Posted Apr 30, 2009 03:03pm EDT by Aaron Task in Investing, Commodities
With the Fed pulling out all stops to fight the financial crisis, the "spectre of inflation" is driving the financial markets currently, says Todd Harrison CEO of Minyanville.com.

The Fed is keeping the printing press on overdrive and fear that will lead to runaway inflation has helped propel the recent stock market rally, kept a bid in gold prices and put upward pressure on Treasury rates despite the Fed's efforts to keep them down.

But "without the velocity of money and with the demand destruction [that's occurring] it's going to be hard for inflation to catch its footing," says Harrison.

He puts a 25% probability on the potential for a (true) hyperinflation scenario to emerge down the road, but believes the risks of deflation are more predominant today.

If he's right, the investing implications are for continued strength in the dollar and Treasuries, an end to the stock market's rally (as discussed here) and weakness in gold, which many view as the ultimate inflation hedge.

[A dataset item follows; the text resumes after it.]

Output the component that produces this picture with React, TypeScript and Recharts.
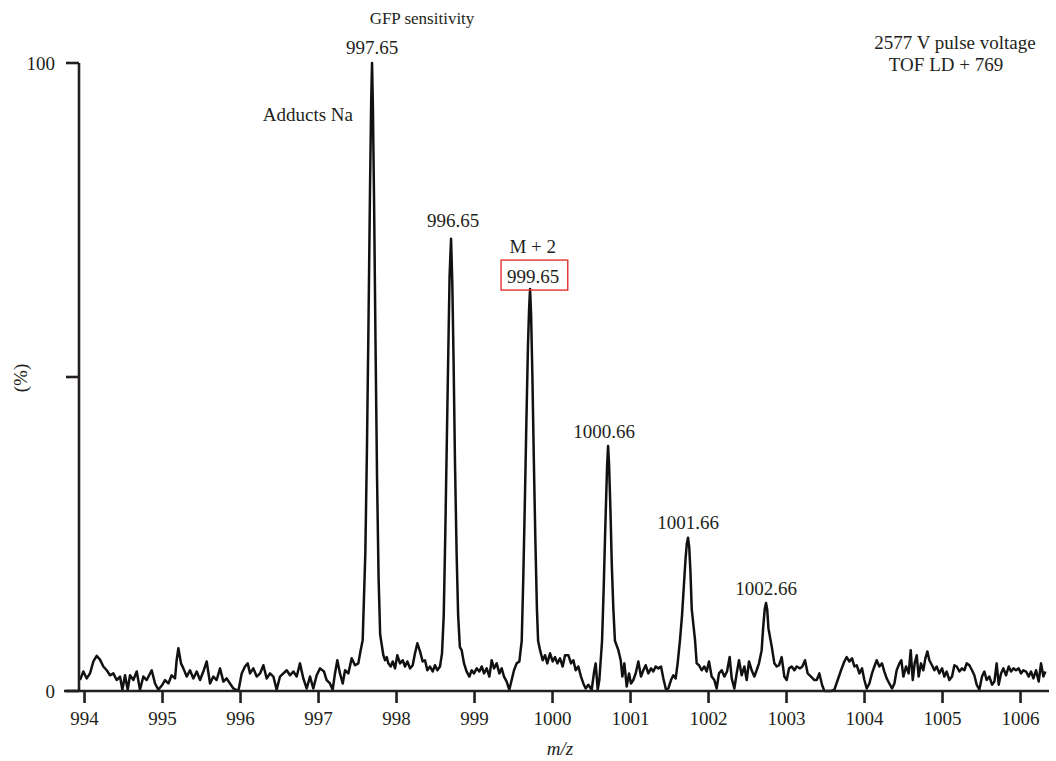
import React from 'react';
import { LineChart, Line, XAxis, YAxis, ReferenceLine, ReferenceDot } from 'recharts';

const FONT = "'Liberation Serif', 'DejaVu Serif', serif";
const INK = '#231f20';

// [m/z, intensity %]
const noise994to997: number[][] = [
  [993.942, 1.75], [993.985, 3.1], [994.028, 2.0], [994.07, 2.8], [994.113, 4.7], [994.156, 5.6], [994.198, 5.0],
  [994.241, 3.9], [994.284, 3.3], [994.327, 2.5], [994.369, 2.8], [994.412, 1.75], [994.455, 2.3], [994.485, 0.2],
  [994.519, 2.5], [994.553, 0.2], [994.583, 2.5], [994.626, 1.75], [994.669, 3.1], [994.711, 0.2], [994.754, 2.3],
  [994.797, 1.75], [994.861, 3.3], [994.904, 1.2], [994.946, 0.2], [994.998, 1.0], [995.032, 1.75], [995.075, 1.2],
  [995.117, 2.5], [995.16, 2.0], [995.181, 4.9], [995.203, 6.8], [995.237, 4.4], [995.267, 3.6], [995.31, 2.3],
  [995.352, 3.3], [995.395, 2.0], [995.438, 3.1], [995.481, 1.75], [995.523, 3.1], [995.566, 4.7], [995.609, 1.2],
  [995.651, 2.3], [995.694, 1.75], [995.737, 3.6], [995.78, 1.5], [995.822, 2.0], [995.865, 1.2], [995.908, 0.4],
  [995.972, 0], [996.015, 2.8], [996.057, 3.9], [996.092, 4.4], [996.122, 2.8], [996.164, 3.6], [996.207, 2.3],
  [996.25, 2.8], [996.293, 4.1], [996.335, 2.0], [996.378, 2.8], [996.421, 2.3], [996.463, 0.2], [996.506, 2.3],
  [996.549, 2.8], [996.592, 3.3], [996.634, 2.5], [996.677, 3.1], [996.72, 2.3], [996.762, 4.4], [996.805, 2.0],
  [996.848, 0.4], [996.891, 2.3], [996.933, 0.4], [996.976, 2.5], [997.019, 3.6], [997.07, 3.1], [997.104, 1.75],
  [997.147, 1.2], [997.181, 0.2], [997.211, 2.8], [997.241, 4.9], [997.275, 2.8], [997.31, 1.2], [997.34, 3.3],
  [997.382, 2.8], [997.425, 5.2], [997.468, 4.1], [997.51, 4.4], [997.54, 6.5], [997.566, 8.1],
];
const peak997: number[][] = [
  [997.6, 22], [997.62, 38], [997.64, 58], [997.66, 80], [997.675, 94], [997.686, 100], [997.697, 93],
  [997.712, 78], [997.73, 56], [997.75, 34], [997.77, 18], [997.79, 9],
];
const noise998: number[][] = [
  [997.831, 5.7], [997.852, 4.9], [997.874, 5.4], [997.895, 4.4], [997.925, 3.9], [997.951, 4.7], [997.981, 3.6],
  [998.01, 5.7], [998.045, 4.4], [998.079, 4.9], [998.109, 3.9], [998.139, 4.7], [998.173, 3.6], [998.207, 4.1],
  [998.237, 6.0], [998.267, 7.6], [998.301, 6.3], [998.335, 4.7], [998.365, 4.9], [998.395, 3.3], [998.429, 3.9],
  [998.463, 3.1], [998.493, 4.1], [998.523, 3.3], [998.557, 3.9], [998.583, 6.0],
];
const peak998: number[][] = [
  [998.605, 12], [998.625, 25], [998.645, 40], [998.665, 55], [998.68, 66], [998.699, 72], [998.715, 65],
  [998.732, 52], [998.75, 36], [998.77, 22], [998.79, 12], [998.812, 7],
];
const noise999: number[][] = [
  [998.835, 6.5], [998.865, 4.4], [998.899, 3.1], [998.934, 2.3], [998.963, 3.3], [998.993, 2.8], [999.028, 3.6],
  [999.062, 3.1], [999.092, 3.9], [999.122, 2.8], [999.156, 3.6], [999.19, 2.3], [999.22, 4.9], [999.25, 3.6],
  [999.284, 4.4], [999.318, 2.8], [999.348, 3.6], [999.378, 2.3], [999.412, 1.5], [999.446, 0.2], [999.476, 1.75],
  [999.506, 3.3], [999.54, 4.4], [999.575, 4.7],
];
const peak999: number[][] = [
  [999.605, 8], [999.625, 18], [999.645, 30], [999.665, 43], [999.685, 55], [999.7, 61], [999.712, 64],
  [999.725, 60], [999.742, 50], [999.76, 37], [999.78, 24], [999.8, 13], [999.815, 8],
];
const noise1000: number[][] = [
  [999.84, 6.5], [999.874, 4.9], [999.904, 5.7], [999.933, 4.4], [999.968, 6.0], [1000.002, 4.7], [1000.032, 5.4],
  [1000.062, 4.4], [1000.096, 5.2], [1000.13, 3.9], [1000.16, 5.7], [1000.203, 5.7], [1000.237, 4.4], [1000.267, 4.9],
  [1000.297, 3.3], [1000.331, 3.9], [1000.365, 2.3], [1000.395, 1.2], [1000.425, 0.4], [1000.459, 1.0], [1000.502, 0.2],
  [1000.536, 3.3], [1000.553, 4.4], [1000.579, 0.2], [1000.6, 1.75],
];
const peak1000: number[][] = [
  [1000.635, 8], [1000.655, 16], [1000.672, 24], [1000.688, 31], [1000.7, 36], [1000.712, 39], [1000.725, 36],
  [1000.742, 29], [1000.76, 20], [1000.78, 13], [1000.8, 8],
];
const noise1001: number[][] = [
  [1000.844, 6.5], [1000.874, 4.9], [1000.895, 2.3], [1000.921, 4.4], [1000.951, 0.7], [1000.981, 2.8], [1001.006, 1.2],
  [1001.036, 1.75], [1001.066, 2.8], [1001.1, 4.7], [1001.134, 2.3], [1001.164, 3.3], [1001.194, 4.1], [1001.228, 2.8],
  [1001.263, 3.6], [1001.292, 3.1], [1001.322, 3.9], [1001.357, 3.6], [1001.391, 3.9], [1001.421, 2.0], [1001.455, 0.2],
  [1001.485, 0.4], [1001.519, 1.75], [1001.549, 2.5], [1001.579, 2.0], [1001.604, 4.4], [1001.634, 8.1],
];
const peak1001: number[][] = [
  [1001.66, 12], [1001.685, 17], [1001.705, 21], [1001.722, 23.5], [1001.737, 24.4], [1001.752, 23], [1001.768, 19],
  [1001.785, 13],
];
const noise1002: number[][] = [
  [1001.827, 8.1], [1001.848, 4.4], [1001.878, 4.1], [1001.912, 3.3], [1001.946, 3.9], [1001.976, 3.1], [1002.006, 4.7],
  [1002.04, 2.3], [1002.074, 1.75], [1002.104, 0.4], [1002.134, 2.8], [1002.169, 3.3], [1002.203, 2.3], [1002.237, 3.1],
  [1002.271, 5.4], [1002.297, 2.0], [1002.331, 0.4], [1002.361, 2.8], [1002.391, 4.9], [1002.425, 2.5], [1002.459, 3.9],
  [1002.489, 1.75], [1002.519, 4.7], [1002.553, 3.3], [1002.587, 2.3], [1002.617, 3.3], [1002.647, 4.4], [1002.681, 6.5],
];
const peak1002: number[][] = [
  [1002.7, 10], [1002.72, 13], [1002.737, 14], [1002.752, 13], [1002.768, 10],
];
const noise1003to1006: number[][] = [
  [1002.81, 7.1], [1002.844, 4.4], [1002.874, 3.9], [1002.904, 4.1], [1002.938, 5.4], [1002.972, 2.3], [1003.002, 1.75],
  [1003.032, 3.6], [1003.066, 3.9], [1003.1, 3.3], [1003.13, 3.9], [1003.173, 3.6], [1003.203, 3.9], [1003.237, 4.9],
  [1003.271, 2.8], [1003.314, 2.3], [1003.357, 1.75], [1003.387, 1.75], [1003.421, 2.8], [1003.455, 1.0], [1003.485, 0],
  [1003.515, 0], [1003.571, 0], [1003.613, 0.2], [1003.656, 1.75], [1003.699, 3.3], [1003.741, 4.7], [1003.771, 5.4],
  [1003.806, 4.7], [1003.84, 5.2], [1003.87, 3.9], [1003.9, 4.1], [1003.934, 2.8], [1003.968, 3.6], [1003.998, 1.75],
  [1004.028, 0.4], [1004.062, 1.2], [1004.096, 2.8], [1004.126, 3.9], [1004.156, 4.9], [1004.19, 3.9], [1004.224, 4.4],
  [1004.254, 3.1], [1004.284, 2.0], [1004.318, 1.2], [1004.353, 0.4], [1004.383, 1.2], [1004.412, 3.3], [1004.447, 4.4],
  [1004.472, 4.9], [1004.498, 2.3], [1004.532, 3.9], [1004.566, 2.8], [1004.592, 6.5], [1004.618, 1.75], [1004.643, 4.4],
  [1004.669, 5.7], [1004.694, 2.3], [1004.724, 4.4], [1004.754, 3.3], [1004.78, 5.2], [1004.806, 6.3], [1004.831, 4.9],
  [1004.865, 4.1], [1004.895, 3.3], [1004.925, 3.9], [1004.959, 2.8], [1004.994, 3.6], [1005.024, 2.3], [1005.053, 3.1],
  [1005.088, 1.75], [1005.122, 2.3], [1005.152, 4.1], [1005.182, 3.9], [1005.216, 3.1], [1005.25, 3.6], [1005.28, 3.3],
  [1005.31, 4.4], [1005.344, 4.1], [1005.378, 3.3], [1005.408, 2.5], [1005.438, 1.0], [1005.472, 0.2], [1005.506, 2.3],
  [1005.536, 3.1], [1005.566, 1.75], [1005.6, 2.3], [1005.635, 1.0], [1005.665, 1.5], [1005.694, 4.4], [1005.72, 1.0],
  [1005.75, 2.8], [1005.78, 3.6], [1005.814, 2.5], [1005.848, 3.9], [1005.878, 3.1], [1005.908, 3.6], [1005.942, 3.3],
  [1005.976, 3.6], [1006.006, 2.8], [1006.036, 3.3], [1006.071, 3.1], [1006.105, 2.3], [1006.135, 3.1], [1006.165, 2.0],
  [1006.199, 3.3], [1006.233, 1.5], [1006.263, 4.4], [1006.293, 2.3], [1006.318, 3.1],
];

const xTicks = [994, 995, 996, 997, 998, 999, 1000, 1001, 1002, 1003, 1004, 1005, 1006];
const yTicks = [0, 50, 100];
const yTickLabels: Record<number, string> = { 0: '0', 50: '', 100: '100' };

const peakMz = [997.686, 998.699, 999.712, 1000.712, 1001.737, 1002.737];
const peakHeight = [100, 72, 64, 39, 24.4, 14];
const peakText = ['997.65', '996.65', '999.65', '1000.66', '1001.66', '1002.66'];

// label placement (pixel offsets from each peak apex)
const labelOffset = [[0, -16], [2, -18.6], [3, -12.5], [-4, -15], [0, -15], [0, -15]];

const data = [
  ...noise994to997, ...peak997, ...noise998, ...peak998, ...noise999, ...peak999,
  ...noise1000, ...peak1000, ...noise1001, ...peak1001, ...noise1002, ...peak1002, ...noise1003to1006,
]
  .map(([mz, intensity]) => ({ mz, intensity }))
  .sort((a, b) => a.mz - b.mz);

const txt = { fontFamily: FONT, fill: INK };

function XTick(props: any) {
  const { x, y, payload } = props;
  return (
    <text x={x} y={y + 7} textAnchor="middle" dominantBaseline="central" fontSize={19} style={{ fontFamily: FONT }} fill={INK}>
      {payload.value}
    </text>
  );
}

function YTick(props: any) {
  const { x, y, payload } = props;
  return (
    <text x={x} y={y} textAnchor="end" dominantBaseline="central" fontSize={19} style={{ fontFamily: FONT }} fill={INK}>
      {yTickLabels[payload.value] ?? ''}
    </text>
  );
}

function PeakLabel(props: any) {
  const { cx, cy, idx } = props;
  const [dx, dy] = labelOffset[idx];
  const x = cx + dx;
  const y = cy + dy;
  return (
    <g>
      {idx === 0 && (
        <text x={cx - 19} y={cy + 51} textAnchor="end" dominantBaseline="central" fontSize={19} {...txt}>
          Adducts Na
        </text>
      )}
      {idx === 2 && (
        <>
          <text x={cx + 2.7} y={cy - 42.6} textAnchor="middle" dominantBaseline="central" fontSize={19} {...txt}>
            M + 2
          </text>
          <rect x={cx - 29} y={cy - 29} width={66.7} height={30} fill="none" stroke="#e0332f" strokeWidth={1.4} />
        </>
      )}
      <text x={x} y={y} textAnchor="middle" dominantBaseline="central" fontSize={19} {...txt}>
        {peakText[idx]}
      </text>
    </g>
  );
}

export default function App() {
  return (
    <div style={{ position: 'absolute', left: 0, top: 0, width: 1056, height: 761, background: '#fff', fontFamily: FONT }}>
      <LineChart width={1056} height={761} data={data} margin={{ top: 63, right: 7, bottom: 30, left: 49 }}>
        <XAxis
          type="number"
          dataKey="mz"
          domain={[993.929, 1006.365]}
          allowDataOverflow
          ticks={xTicks}
          interval={0}
          height={40}
          tickSize={12}
          tickMargin={8}
          axisLine={{ stroke: INK, strokeWidth: 2.6 }}
          tickLine={{ stroke: INK, strokeWidth: 2.6 }}
          tick={<XTick />}
        />
        <YAxis
          type="number"
          domain={[0, 100]}
          ticks={yTicks}
          interval={0}
          width={30}
          tickSize={13}
          tickMargin={11}
          axisLine={{ stroke: INK, strokeWidth: 2.6 }}
          tickLine={{ stroke: INK, strokeWidth: 2.6 }}
          tick={<YTick />}
        />
        <ReferenceLine
          segment={[{ x: 993.737, y: 0 }, { x: 993.929, y: 0 }]}
          ifOverflow="visible"
          stroke={INK}
          strokeWidth={2.6}
        />
        <Line
          type="linear"
          dataKey="intensity"
          stroke="#111"
          strokeWidth={2.5}
          strokeLinejoin="round"
          dot={false}
          isAnimationActive={false}
        />
        {peakMz.map((mz, i) => (
          <ReferenceDot
            key={mz}
            x={mz}
            y={peakHeight[i]}
            r={0}
            ifOverflow="visible"
            shape={(p: any) => <PeakLabel cx={p.cx} cy={p.cy} idx={i} />}
          />
        ))}
      </LineChart>
      <svg
        width={1056}
        height={761}
        style={{ position: 'absolute', left: 0, top: 0, pointerEvents: 'none' }}
      >
        <text x={422} y={18} textAnchor="middle" dominantBaseline="central" fontSize={17} {...txt}>
          GFP sensitivity
        </text>
        <text x={955} y={42} textAnchor="middle" dominantBaseline="central" fontSize={19} {...txt}>
          2577 V pulse voltage
        </text>
        <text x={946} y={64} textAnchor="middle" dominantBaseline="central" fontSize={19} {...txt}>
          TOF LD + 769
        </text>
        <text
          x={20}
          y={378}
          textAnchor="middle"
          dominantBaseline="central"
          fontSize={19}
          transform="rotate(-90 20 378)"
          {...txt}
        >
          (%)
        </text>
        <text x={560} y={748} textAnchor="middle" dominantBaseline="central" fontSize={19} fontStyle="italic" {...txt}>
          m/z
        </text>
      </svg>
    </div>
  );
}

"Gold evangelists make a valid argument that it's the only store of value in a world of fiat currencies," Harrison says. But the metal's recent price action shows a series of lower highs, making a "defined downtrend," he notes. Gold has important technical support in the $855-$865 area but Harrison believes "the devil of deflation will snuff out gold" and it will ultimately trade below $700 per ounce before the inflation-trade really kicks in.